Setting up an Switchback experiment
Defining the hypothesis, metrics, groups, targeting, and parameters follows the same general workflow as a traditional A/B test. What makes switchback experiments different are three additional configurations: clusters, scheduling, and analysis configuration.Defining Cluster(s)
Clusters are groups of users who follow the same experience cadence. In traditional A/B tests, the selected ID Type acts as both the randomization unit and the unit at which metrics are calculated. In a switchback experiment, however, the ID Type defines the unit for metric calculation, while clusters determine which experience a user receives over time. In Statsig, there are three ways to define a cluster.| Method | Description | Inputs |
|---|---|---|
| Single | Single Cluster where all users eligible for the experiment follows the same cadence | Start With: defines which experience (control or treatment) starts the switchback |
| Auto | Provides a two-cluster configuration where users are automatically assigned to each cluster based on the specified inputs. | Cluster ID Type: Select a custom ID from the Exposure User Object that Statsig will use to split users into clusters. For example, if server_id is present on the user object, Statsig will randomly assign server_id values to each cluster, and users will be clustered based on their server_id. |
| Manual | Two-cluster configuration where users are manually assigned to each cluster. | Cluster Field: Select a field from the Exposure User Object that will be used to assign users to clusters. For example, if Country is selected as the Cluster Field, you can assign specific countries to either Cluster 1 or Cluster 2. Users will then be placed into clusters based on the value of that field (e.g., their country). |
Defining Scheduling
Once the clusters are configured, you can define the schedule for experiences within each cluster.
Inputs
Window Size / Unit: The length of each window during which a user’s experience remains constant. Experiment Start Date / Time / Timezone: The date and time when the switchback experiment begins. All clusters start simultaneously. The experiment cannot be started if the selected start date or time is in the past when the experiment is started. Target Duration: The intended length of time the experiment should run. By default, the experiment will not automatically stop when this duration is reached—users will continue to receive the experiment’s switched experiences according to the configured schedule. If “Stop Experiment at target duration” is enabled, the experiment will automatically stop at the end of the specified duration. At that point, users will be served the default experiment value configured in code.Define Analysis Configuration
In Statsig, you can configure how exposures and metrics are handled during the transition periods between switchback windows. For example, if a rideshare marketplace switches from Control to Treatment at 9 AM, the system may still experience lingering effects from the Control period—such as drivers already on active trips or riders remaining in the queue from earlier periods. In these cases, you may want to exclude exposures and metric data recorded shortly after the switch, since they may still reflect the previous experience. In Statsig, this can be done by configuring Burn-in and Burn-out periods in the Analysis Configuration section.
Inputs
Burn-in Period: The amount of time at the beginning of each window that is excluded from analysis. Burn-out Period: The amount of time at the end of each window that is excluded from analysis. Metric Calculation: Determines how metric events are attributed to an exposure. The following options define how metrics are aggregated within each switchback window.

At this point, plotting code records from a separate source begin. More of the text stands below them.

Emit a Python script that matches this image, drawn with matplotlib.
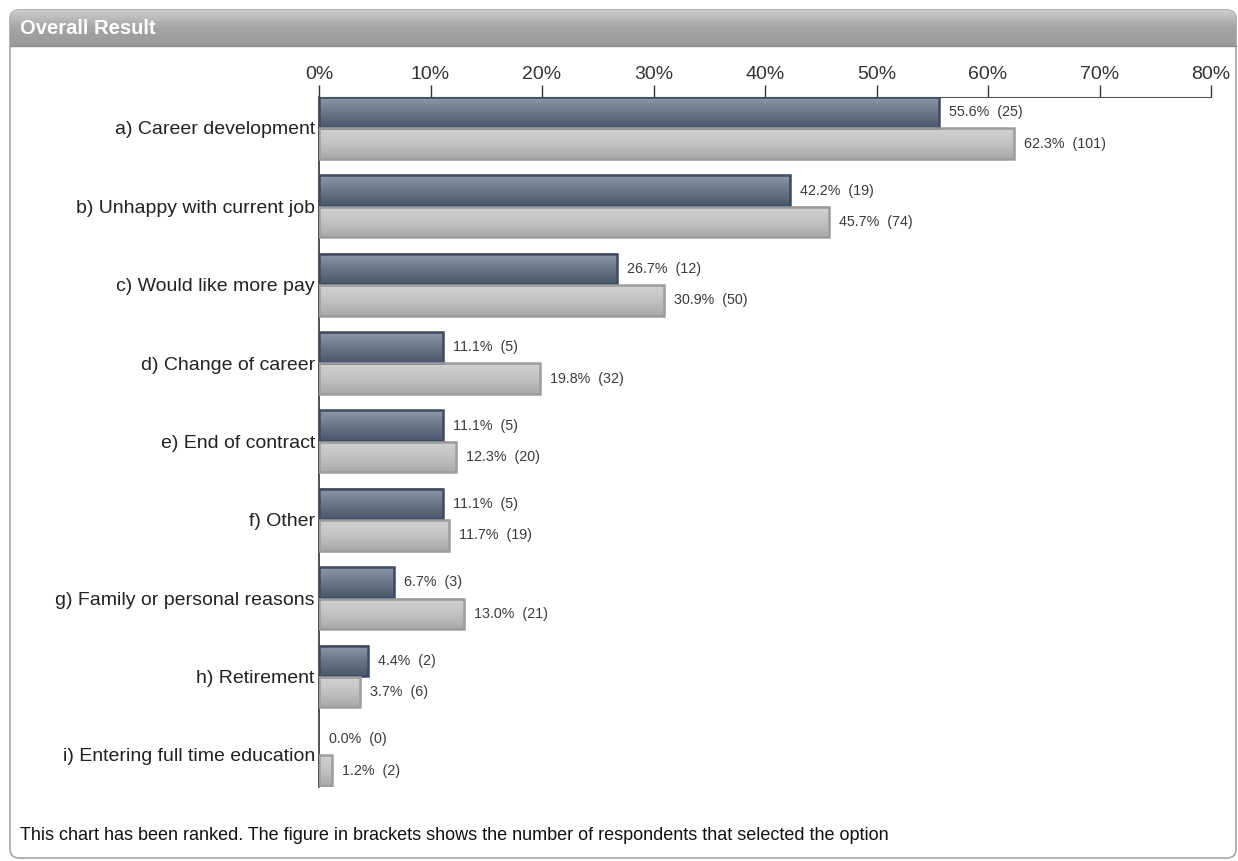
import matplotlib.pyplot as plt
import numpy as np
from matplotlib.patches import FancyBboxPatch

plt.rcParams['font.family'] = ['Liberation Sans', 'DejaVu Sans']

CATEGORIES = [
    'a) Career development',
    'b) Unhappy with current job',
    'c) Would like more pay',
    'd) Change of career',
    'e) End of contract',
    'f) Other',
    'g) Family or personal reasons',
    'h) Retirement',
    'i) Entering full time education',
]
GROUP_PCT = [55.6, 42.2, 26.7, 11.1, 11.1, 11.1, 6.7, 4.4, 0.0]
GROUP_N = [25, 19, 12, 5, 5, 5, 3, 2, 0]
ALL_PCT = [62.3, 45.7, 30.9, 19.8, 12.3, 11.7, 13.0, 3.7, 1.2]
ALL_N = [101, 74, 50, 32, 20, 19, 21, 6, 2]
X_TICKS = [0, 10, 20, 30, 40, 50, 60, 70, 80]

W, H = 1238, 861
fig = plt.figure(figsize=(W / 100, H / 100), dpi=100)

# frame panel in pixel units
bg = fig.add_axes([0, 0, 1, 1])
bg.set_xlim(0, W)
bg.set_ylim(H, 0)
bg.axis('off')
panel = FancyBboxPatch((10, 10), 1226, 848, boxstyle='round,pad=0,rounding_size=9',
                       facecolor='white', edgecolor='#a6a6a6', linewidth=1.2, zorder=1)
bg.add_patch(panel)
head = np.linspace(0, 1, 64).reshape(-1, 1)
hdr = bg.imshow(head, cmap=plt.matplotlib.colors.LinearSegmentedColormap.from_list(
    'hdr', ['#cdcdcd', '#a4a4a4', '#9a9a9a']), extent=(10, 1236, 46, 10),
    aspect='auto', zorder=2)
hdr.set_clip_path(panel)
bg.plot([10, 1236], [46, 46], color='#8c8c8c', lw=1, zorder=3)
bg.text(20, 28, 'Overall Result', color='white', fontsize=14.5, fontweight='bold',
        va='center', ha='left', zorder=4)
bg.text(20, 836, 'This chart has been ranked. The figure in brackets shows the number of '
        'respondents that selected the option', fontsize=13, color='#111111',
        va='center', ha='left', zorder=4)

# bar chart
ax = fig.add_axes([319 / W, 1 - 787 / H, (1211 - 319) / W, (787 - 97) / H])
ax.patch.set_alpha(0)
ax.set_xlim(0, 80)
ax.set_ylim(8.41, -0.395)

bar_h = 0.39
off = 0.2
dark_cmap = plt.matplotlib.colors.LinearSegmentedColormap.from_list(
    'dark', ['#8e98a8', '#6b7689', '#4a566b'])
grey_cmap = plt.matplotlib.colors.LinearSegmentedColormap.from_list(
    'grey', ['#d2d2d2', '#c2c2c2', '#a9a9a9'])
grad = np.linspace(0, 1, 64).reshape(-1, 1)

y = np.arange(len(CATEGORIES))
for i in y:
    for val, n, dy, cmap, ec in [
        (GROUP_PCT[i], GROUP_N[i], -off, dark_cmap, '#3e4a60'),
        (ALL_PCT[i], ALL_N[i], off, grey_cmap, '#9c9c9c'),
    ]:
        yc = i + dy
        if val > 0:
            ax.imshow(grad, cmap=cmap, extent=(0, val, yc + bar_h / 2, yc - bar_h / 2),
                      aspect='auto', zorder=2)
            ax.barh(yc, val, height=bar_h, facecolor='none', edgecolor=ec,
                    linewidth=1.8, zorder=3)
        ax.text(val + 0.9, yc, f'{val:.1f}%  ({n})', fontsize=10.3, color='#3a3a3a',
                va='center', ha='left')

ax.set_yticks(y)
ax.set_yticklabels(CATEGORIES, fontsize=14, color='#222222')
ax.tick_params(axis='y', length=0, pad=3)
ax.xaxis.tick_top()
ax.set_xticks(X_TICKS)
ax.set_xticklabels([f'{t}%' for t in X_TICKS], fontsize=14, color='#333333')
ax.tick_params(axis='x', direction='out', length=9, width=1, color='#333333', pad=1)
for s in ['right', 'bottom']:
    ax.spines[s].set_visible(False)
ax.spines['top'].set_color('#555555')
ax.spines['left'].set_color('#333333')
ax.spines['left'].set_linewidth(1.2)

fig.savefig('out.png', dpi=100)
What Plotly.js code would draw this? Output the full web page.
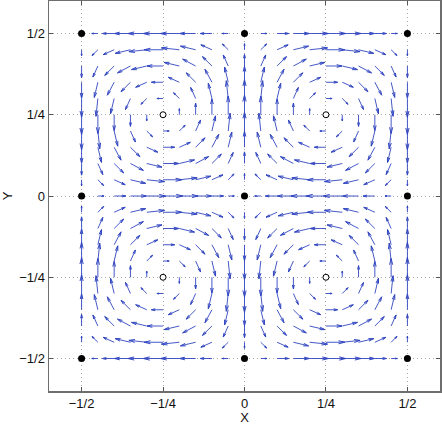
<!DOCTYPE html>
<html>
<head>
<meta charset="utf-8">
<script src="https://cdn.plot.ly/plotly-3.0.1.min.js"></script>
<style>
  html, body { margin: 0; padding: 0; background: #fff; }
  #chart { width: 442px; height: 425px; }
</style>
</head>
<body>
<div id="chart"></div>
<script>
// grid of arrow positions (same along x and y)
const gridPos = [-0.5, -0.45, -0.4, -0.35, -0.3, -0.25, -0.2, -0.15, -0.1, -0.05, 0,
                 0.05, 0.1, 0.15, 0.2, 0.25, 0.3, 0.35, 0.4, 0.45, 0.5];

// relative arrow strength profiles read along a row / column
const oddProfile  = [0, -0.31, -0.59, -0.81, -0.95, -1, -0.95, -0.81, -0.59, -0.31, 0,
                     0.31, 0.59, 0.81, 0.95, 1, 0.95, 0.81, 0.59, 0.31, 0];
const evenProfile = [-1, -0.95, -0.81, -0.59, -0.31, 0, 0.31, 0.59, 0.81, 0.95, 1,
                     0.95, 0.81, 0.59, 0.31, 0, -0.31, -0.59, -0.81, -0.95, -1];

// stagnation points
const saddleX = [-0.5, 0, 0.5, -0.5, 0, 0.5, -0.5, 0, 0.5];
const saddleY = [0.5, 0.5, 0.5, 0, 0, 0, -0.5, -0.5, -0.5];
const centerX = [-0.25, 0.25, -0.25, 0.25];
const centerY = [0.25, 0.25, -0.25, -0.25];

const tickVals = [-0.5, -0.25, 0, 0.25, 0.5];
const tickText = ["\u22121/2", "\u22121/4", "0", "1/4", "1/2"];

// build the quiver field table
const U = [], V = [], X = [], Y = [];
gridPos.forEach((gy, j) => {
  gridPos.forEach((gx, i) => {
    X.push(gx);
    Y.push(gy);
    U.push(-oddProfile[i] * evenProfile[j]);
    V.push(evenProfile[i] * oddProfile[j]);
  });
});

// matlab-like autoscale
const n = gridPos.length;
const del = 2 * Math.pow(1 / n, 2);
let maxLen = 0;
U.forEach((u, k) => { maxLen = Math.max(maxLen, Math.sqrt((u * u + V[k] * V[k]) / del)); });
const scale = 0.9 / maxLen;

const alpha = 0.33, beta = 0.25;
const sx = [], sy = [], hx = [], hy = [];
X.forEach((x, k) => {
  const uu = U[k] * scale, vv = V[k] * scale;
  const y = Y[k];
  sx.push(x, x + uu, null);
  sy.push(y, y + vv, null);
  hx.push(x + uu - alpha * (uu + beta * vv), x + uu, x + uu - alpha * (uu - beta * vv), null);
  hy.push(y + vv - alpha * (vv - beta * uu), y + vv, y + vv - alpha * (vv + beta * uu), null);
});

const arrowColor = "#3045c0";
const font = "Liberation Sans, Arial, sans-serif";

const traces = [
  { x: sx, y: sy, mode: "lines", line: { color: arrowColor, width: 0.9 }, hoverinfo: "skip" },
  { x: hx, y: hy, mode: "lines", line: { color: arrowColor, width: 1 }, hoverinfo: "skip" },
  { x: saddleX, y: saddleY, mode: "markers",
    marker: { color: "#000", size: 7, line: { width: 0 } } },
  { x: centerX, y: centerY, mode: "markers",
    marker: { color: "#fff", size: 6, line: { color: "#000", width: 1 } } }
];

const axisBase = {
  range: [-0.6, 0.6],
  tickvals: tickVals,
  ticktext: tickText,
  ticks: "inside",
  ticklen: 4,
  tickcolor: "#555",
  showline: true,
  linecolor: "#6e6e6e",
  linewidth: 1.5,
  mirror: "ticks",
  showgrid: true,
  gridcolor: "#a8a8a8",
  griddash: "1px,3px",
  gridwidth: 1,
  zeroline: false,
  tickfont: { family: font, size: 13, color: "#111" }
};

const layout = {
  width: 442,
  height: 425,
  margin: { l: 49, r: 2, t: 1, b: 34 },
  paper_bgcolor: "#fff",
  plot_bgcolor: "#fff",
  showlegend: false,
  xaxis: Object.assign({}, axisBase, {
    title: { text: "X", standoff: 0, font: { family: font, size: 13, color: "#111" } }
  }),
  yaxis: Object.assign({}, axisBase, {
    title: { text: "Y", standoff: 8, font: { family: font, size: 13, color: "#111" } }
  })
};

Plotly.newPlot("chart", traces, layout, { staticPlot: true, displayModeBar: false });
</script>
</body>
</html>
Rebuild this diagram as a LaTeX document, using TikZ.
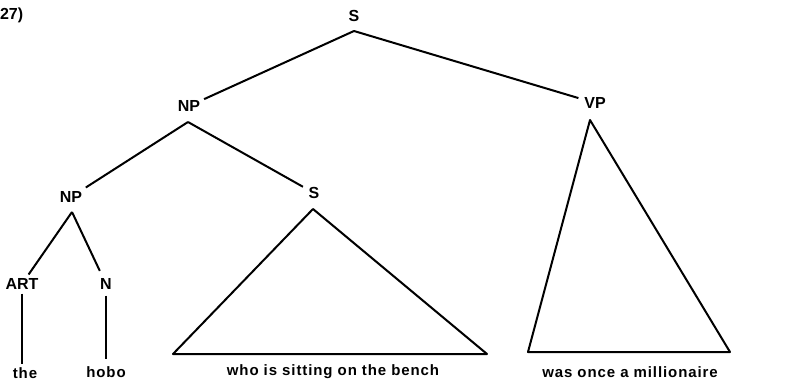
\documentclass[tikz,border=0pt]{standalone}
\usepackage{fontspec}
\setmainfont{Liberation Sans}
\newfontfamily\wordfont[LetterSpace=6]{Liberation Sans}
\usepackage{tikz}

\begin{document}
\begin{tikzpicture} [x = 1pt, y = -1pt, line width = 2pt,
                     cat/.style = {inner sep = 3pt, font = \fontsize{16}{18}\selectfont\bfseries},
                     word/.style = {inner sep = 2pt, font = \fontsize{15}{17}\selectfont\wordfont\bfseries}]
                \useasboundingbox (0,0) rectangle (801,383);
                \node [cat, anchor = west, inner sep = 0pt] (ex) at (-1,15) {27)};
                % categories
                \node [cat] (s0) at (354,16) {S};
                \node [cat] (np1) at (189,106) {NP};
                \node [cat] (vp) at (595,103) {VP};
                \node [cat] (np2) at (71,197) {NP};
                \node [cat] (s1) at (314,193) {S};
                \node [cat] (art) at (22,284) {ART};
                \node [cat] (n) at (106,284) {N};
                % words
                \node [word] (the) at (25,373) {the};
                \node [word] (hobo) at (106,372) {hobo};
                \node [word] (who) at (333,372) {who is sitting on the bench};
                \node [word] (was) at (630,372) {was once a millionaire};
                % branch points under the labels
                \foreach \c/\dx/\dy in {s0/0/15, np1/-1/16, np2/1/15, s1/-1/16, vp/-5/17}
                  \coordinate (\c-b) at ([xshift = \dx pt, yshift = -\dy pt] \c.center);
                \coordinate (s1-l) at (173,354);
                \coordinate (s1-r) at (487,354);
                \coordinate (vp-l) at (528,352);
                \coordinate (vp-r) at (730,352);
                \draw [shorten > = 2pt] (s0-b) -- (np1) (s0-b) -- (vp);
                \draw [shorten > = 2pt] (np1-b) -- (np2) (np1-b) -- (s1);
                \draw [shorten > = 4pt] (np2-b) -- (art) (np2-b) -- (n);
                \draw [shorten < = 2pt, shorten > = 4pt] (art.south) -- (art.south |- the.north)
                                                         (n.south) -- (n.south |- hobo.north);
                \draw [line join = round] (s1-b) -- (s1-l) -- (s1-r) -- cycle;
                \draw [line join = round] (vp-b) -- (vp-l) -- (vp-r) -- cycle;
            \end{tikzpicture}
\end{document}
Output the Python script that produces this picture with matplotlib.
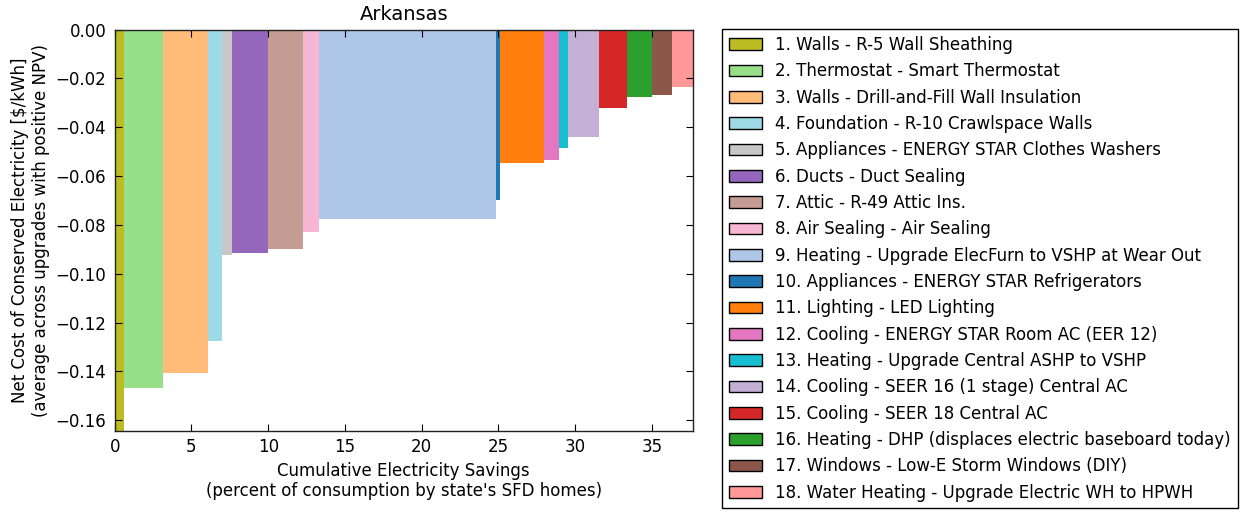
import numpy as np
import matplotlib
matplotlib.use('Agg')
from matplotlib import pyplot as plt
from matplotlib.patches import Patch
from matplotlib.ticker import FuncFormatter

state = 'Arkansas'

labels = [
    '1. Walls - R-5 Wall Sheathing',
    '2. Thermostat - Smart Thermostat',
    '3. Walls - Drill-and-Fill Wall Insulation',
    '4. Foundation - R-10 Crawlspace Walls',
    '5. Appliances - ENERGY STAR Clothes Washers',
    '6. Ducts - Duct Sealing',
    '7. Attic - R-49 Attic Ins.',
    '8. Air Sealing - Air Sealing',
    '9. Heating - Upgrade ElecFurn to VSHP at Wear Out',
    '10. Appliances - ENERGY STAR Refrigerators',
    '11. Lighting - LED Lighting',
    '12. Cooling - ENERGY STAR Room AC (EER 12)',
    '13. Heating - Upgrade Central ASHP to VSHP',
    '14. Cooling - SEER 16 (1 stage) Central AC',
    '15. Cooling - SEER 18 Central AC',
    '16. Heating - DHP (displaces electric baseboard today)',
    '17. Windows - Low-E Storm Windows (DIY)',
    '18. Water Heating - Upgrade Electric WH to HPWH',
]

# percent savings of each upgrade (bar widths)
savings = [0.61, 2.54, 2.93, 0.91, 0.65, 2.37, 2.28, 1.01, 11.51,
           0.32, 2.83, 0.98, 0.58, 2.04, 1.83, 1.58, 1.35, 1.33]

# net cost of conserved electricity, $/kWh
ccce = [-0.1645, -0.147, -0.1405, -0.1275, -0.0925, -0.0916, -0.0899, -0.0828,
        -0.0776, -0.0699, -0.0545, -0.0533, -0.0484, -0.0441, -0.0322,
        -0.0277, -0.0269, -0.0235]

colors = ['#bcbd22', '#98df8a', '#ffbb78', '#9edae5', '#c7c7c7', '#9467bd',
          '#c49c94', '#f7b6d2', '#aec7e8', '#1f77b4', '#ff7f0e', '#e377c2',
          '#17becf', '#c5b0d5', '#d62728', '#2ca02c', '#8c564b', '#ff9896']

plt.rcParams['font.family'] = ['DejaVu Sans']
plt.rcParams['font.size'] = 12

fig = plt.figure(figsize=(12.45, 5.12), dpi=100)
ax = fig.add_axes([0.0921, 0.158, 0.4643, 0.784])

lefts = np.concatenate([[0], np.cumsum(savings)[:-1]])
ax.bar(lefts, ccce, width=savings, align='edge', color=colors, linewidth=0)

ax.set_xlim(0, np.sum(savings))
ax.set_ylim(min(ccce), 0)
ax.set_xticks(np.arange(0, 36, 5))
ax.set_yticks(np.arange(-0.16, 0.001, 0.02))

def yfmt(v, pos):
    s = '%.2f' % v
    if s == '-0.00':
        s = '0.00'
    return s.replace('-', '\u2212')

ax.yaxis.set_major_formatter(FuncFormatter(yfmt))
ax.tick_params(direction='in', top=True, right=True, length=5, width=0.8,
               labelsize=12)
ax.tick_params(axis='x', pad=5)
ax.tick_params(axis='y', pad=6)
for sp in ax.spines.values():
    sp.set_linewidth(1.0)
    sp.set_color('#222222')

ax.set_title(state, fontsize=14, pad=7)
ax.set_xlabel('Cumulative Electricity Savings\n(percent of consumption by state\'s SFD homes)',
              fontsize=12)
ax.set_ylabel('Net Cost of Conserved Electricity [\\$/kWh]\n(average across upgrades with positive NPV)',
              fontsize=12)

# legend with black-edged patches
handles = [Patch(facecolor=c, edgecolor='black', linewidth=1.0) for c in colors]
leg = fig.legend(handles, labels, loc='upper left', bbox_to_anchor=(0.58, 0.943),
                 borderaxespad=0, fontsize=12, fancybox=False, framealpha=1,
                 edgecolor='black', labelspacing=0.5, handlelength=2.0)
leg.get_frame().set_linewidth(1.0)

fig.savefig('out.png', dpi=100)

- Period from first exposure: Aggregates metric data for a specified period of time after the user’s first exposure.
- Entire window: Aggregates metric data across the full switchback window.
- Period between burn-in and burn-out: Aggregates metric data only within the portion of the window between the burn-in and burn-out periods.

- Include exposures in burn periods: Considers all exposures recorded during the switchback window, including those that occur within the burn-in and burn-out periods.
- Exclude exposures in burn periods: Considers only exposures recorded between the burn-in and burn-out periods.